Detif commence par souligner l’écart entre les discours officiels et la perception des travailleurs. Les autorités parlent encore de « seulement » 800 000 chômeurs, mais chacun voit bien que le cap du million est imminent. Derrière les chiffres, il y a les demi-chômeurs, les licenciés qui survivent grâce à leurs économies, les jeunes qui ne trouvent pas de travail. À force de minimiser, le gouvernement s’expose à un retour de flamme : lorsque les carnets d’épargne seront vides, prévient Detif, les mécontents « bougonneront moins et deviendront enragés ».
Le papier souligne aussi les contradictions patronales. Ferry, figure de la sidérurgie et du CNPF, dresse devant Fourcade un tableau sombre, tandis que le ministre continue de multiplier les assurances optimistes. Mais les usines ferment, la Lorraine s’enfonce, et les régions industrielles de Normandie ou de Valenciennes s’enlisent dans les semaines chômées. Loin des envolées élyséennes, l’économie réelle s’effondre et nourrit une colère sourde.
La satire vise également Giscard lui-même. Tandis que le président s’affiche au ski, souriant et décontracté, le pays s’enfonce dans la crise. L’image d’un chef d’État « insensible » contraste avec les files de chômeurs. Detif joue de cette opposition pour mettre en lumière l’aveuglement d’un pouvoir qui croit encore que le chômage peut se résoudre par des expédients financiers : indemnités spéciales, allocations temporaires. Mais chacun sait que ces mesures n’achètent que du temps, et que la véritable déflagration sociale viendra lorsque les aides s’épuiseront.
L’article rappelle aussi que le chômage n’est pas qu’un chiffre : il est un facteur politique. Derrière les statistiques, il y a des familles qui basculent, des ouvriers qui perdent leur statut, une société qui se fracture. Detif anticipe ainsi l’importance du chômage comme enjeu central de la vie politique française des décennies suivantes.
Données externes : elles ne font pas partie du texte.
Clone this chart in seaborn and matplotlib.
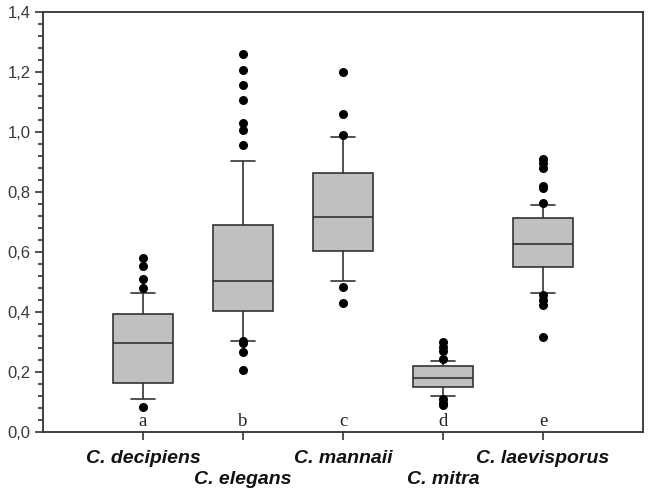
import matplotlib
matplotlib.use("Agg")
import matplotlib.pyplot as plt
import seaborn as sns
import pandas as pd
from matplotlib.ticker import MultipleLocator, FuncFormatter

# ---- data ----
species = ["C. decipiens", "C. elegans", "C. mannaii", "C. mitra", "C. laevisporus"]
letters = ["a", "b", "c", "d", "e"]
whisker_low = [0.111, 0.303, 0.503, 0.120, 0.463]
q1 = [0.164, 0.402, 0.605, 0.149, 0.551]
median = [0.298, 0.503, 0.717, 0.181, 0.626]
q3 = [0.393, 0.689, 0.865, 0.220, 0.712]
whisker_high = [0.464, 0.904, 0.983, 0.237, 0.758]
outliers_decipiens = [0.084, 0.481, 0.510, 0.555, 0.579]
outliers_elegans = [0.206, 0.268, 0.297, 0.305, 0.957, 1.007, 1.029, 1.106, 1.157, 1.206, 1.259]
outliers_mannaii = [0.429, 0.482, 0.990, 1.059, 1.201]
outliers_mitra = [0.090, 0.097, 0.111, 0.244, 0.270, 0.285, 0.299]
outliers_laevisporus = [0.318, 0.425, 0.440, 0.457, 0.762, 0.812, 0.821, 0.880, 0.897, 0.910]
y_ticks = [0.0, 0.2, 0.4, 0.6, 0.8, 1.0, 1.2, 1.4]

# ---- tables built from the arrays ----
box_rows = []
for i, sp in enumerate(species):
    for v in (whisker_low[i], q1[i], median[i], q3[i], whisker_high[i]):
        box_rows.append({"species": sp, "value": v})
box_df = pd.DataFrame(box_rows)

out_lists = [outliers_decipiens, outliers_elegans, outliers_mannaii,
             outliers_mitra, outliers_laevisporus]
out_rows = []
for sp, vals in zip(species, out_lists):
    for v in vals:
        out_rows.append({"species": sp, "value": v})
out_df = pd.DataFrame(out_rows)

sns.set_theme(style="white")
plt.rcParams["font.family"] = ["Liberation Sans", "DejaVu Sans"]

fig = plt.figure(figsize=(6.5, 4.93), dpi=100)
ax = fig.add_axes([43 / 650, 1 - 432 / 493, 600 / 650, 420 / 493])

edge = "#333333"
sns.boxplot(data=box_df, x="species", y="value", order=species, ax=ax,
            whis=(0, 100), width=0.6, color="#c0c0c0", saturation=1,
            linecolor=edge, linewidth=1.2, showfliers=False, capwidths=0.24)
sns.stripplot(data=out_df, x="species", y="value", order=species, ax=ax,
              jitter=False, color="black", size=6.5, linewidth=0, zorder=5)

ax.set_xlim(-1, 5)
ax.set_ylim(0, 1.4)
ax.set_xlabel("")
ax.set_ylabel("")

ax.set_yticks(y_ticks)
ax.yaxis.set_minor_locator(MultipleLocator(0.04))
ax.yaxis.set_major_formatter(FuncFormatter(lambda v, p: f"{v:.1f}".replace(".", ",")))
ax.tick_params(axis="y", which="major", direction="out", length=6, width=1.2,
               color=edge, labelsize=12, labelcolor="#3a3a3a", left=True, pad=3)
ax.tick_params(axis="y", which="minor", direction="out", length=3.5, width=1.2,
               color=edge, left=True)
ax.set_xticks(range(len(species)))
ax.set_xticklabels([])
ax.tick_params(axis="x", which="major", direction="out", length=6, width=1.2,
               color=edge, bottom=True)

for s in ax.spines.values():
    s.set_visible(True)
    s.set_color(edge)
    s.set_linewidth(1.3)

xt = ax.get_xaxis_transform()
for i, sp in enumerate(species):
    ypos = -0.062 if i % 2 == 0 else -0.112
    ax.text(i, ypos, sp, transform=xt, ha="center", va="center",
            fontsize=14, fontweight="bold", fontstyle="italic", color="#111111")
    ax.text(i, 0.02, letters[i], ha="center", va="baseline",
            fontsize=13.5, family=["Liberation Serif", "DejaVu Serif"], color="#222222")

fig.savefig("out.png", dpi=100)
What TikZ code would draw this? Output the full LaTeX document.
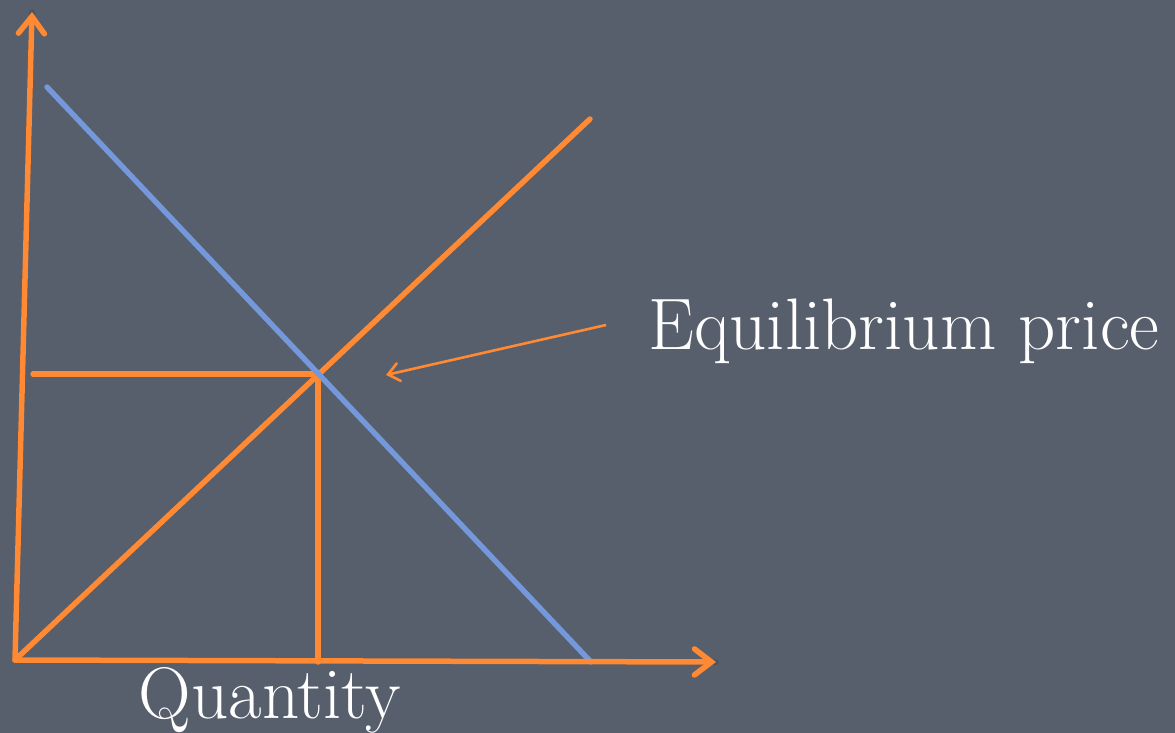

Enfin, le texte conserve la verve ironique propre au Canard. La pirouette finale – « Grâce à lui les prix monteront moins vite, les mauvais patrons seront éliminés, etc. Tu parles ! » – résume le scepticisme de l’hebdomadaire face aux promesses d’une crise « purificatrice ». Le chômage, loin d’assainir, révèle au contraire les failles d’un système incapable de protéger les plus fragiles.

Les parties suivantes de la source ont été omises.